OMG WE'RE FUCKED! -- duxup ?

[ Parent ]
"until you don't gag from the stench" by sugar spun (4.00 / 1) #12 Sun Mar 07, 2010 at 09:18:19 AM EST
I don't want to eat anything where getting rid of the natural stench is a factor to take into account pre-cooking.

I do not believe this to be in any way unusual or even something to be ashamed of. Stench is Nature's way of saying, You probably want to eat something else.

But I like that you like the books.

[ Parent ]
Stench by ni (2.00 / 0) #13 Sun Mar 07, 2010 at 11:45:14 AM EST
I disagree.

Stench in food is a sign that the item is going to be unspeakably delicious (ie, cheese, kimchi, countless others) or utterly terrible (anything in an advanced state of microbial decay, etc).

An interesting exception to this general scheme, which I note for the sake of accuracy, is durian fruit. In durian, the extremely pronounced stench signals neither of the above, but instead tells you that the food is going to be OK but not really worth the odour you must tolerate to eat it.

One is tempted to explain your mistake by discussing the role of blandness in the cuisine of the UK, but since we're all friends here...


"These days it seems like sometimes dreams of Italian hyper-gonadism are all a man's got to keep him going." -- CRwM

[ Parent ]
Friends by sugar spun (2.00 / 0) #14 Sun Mar 07, 2010 at 12:20:48 PM EST
don't let friends eat durian.

In any case, the things that are on your list are things where the stench is apparently integral to the enjoyment of the item rather than having to be soaked out, like the smell of pee from kidneys.
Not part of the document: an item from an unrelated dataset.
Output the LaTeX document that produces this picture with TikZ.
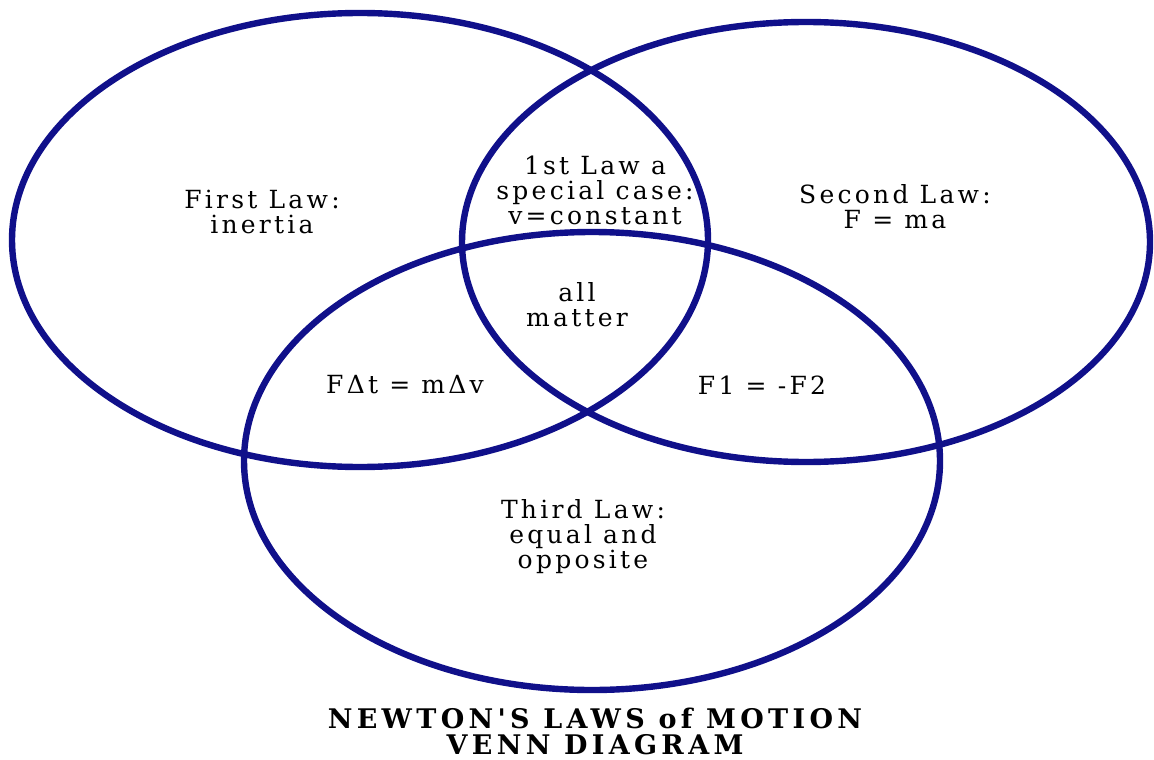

I won't eat things that smell like they've been eaten already.



[ Parent ]
You all hale & hearty again? by Breaker (2.00 / 0) #9 Sun Mar 07, 2010 at 04:57:39 AM EST
Hope so.

You might also like Huge Frotterling-Whippingstall's book, imaginitively entitled "Meat".

I don't think H F-W has much to teach you culinary wise, but for a celeb chef he has a very robust approach to cooking.  Kind of like Nigel Slater he's not a "then saute the chitterlings at precisely midnight, in the dew from a unicorn's vulva" chef, much more direct. 

He also makes a strong argument along the lines of "keep your animals happy until you kill them.  Then eat every bit you can, and boil the bones for stock".


I thought about that one. by BadDoggie (4.00 / 1) #10 Sun Mar 07, 2010 at 05:55:21 AM EST
Luckily I got a chance to thumb through his book before actually buying it. If it had been more about meat and less a giant honking pile of recipes with meat I woulda plonked down the many, many squids that book goes for. There were only a few dozen interesting pages.

I really don't need another book of recipes, not even the one from the Fat Duck since I wouldn't be allowed to buy all the kitchen toys necessary to cook even a damned pot of broth. If I were to cook every recipe I have just once, two dishes a day, I'd need the longevity of the House of Windsor and the Catholic Church combined.

woof.

OMG WE'RE FUCKED! -- duxup ?

[ Parent ]
So, love of my life, by sugar spun (4.00 / 2) #11 Sun Mar 07, 2010 at 06:02:30 AM EST
what are we having for dinner?

You don't know, do you?

Do we still have those Lidl steak pies in the freezer?

[ Parent ]
Heh. by Breaker (2.00 / 0) #16 Sun Mar 07, 2010 at 05:07:05 PM EST
Destruction in 3 sentences !


[ Parent ]
Yeah by Breaker (2.00 / 0) #15 Sun Mar 07, 2010 at 05:06:10 PM EST
Worth reading, probably not worth buying if you already have an idea of how to make stock and generally cook meat.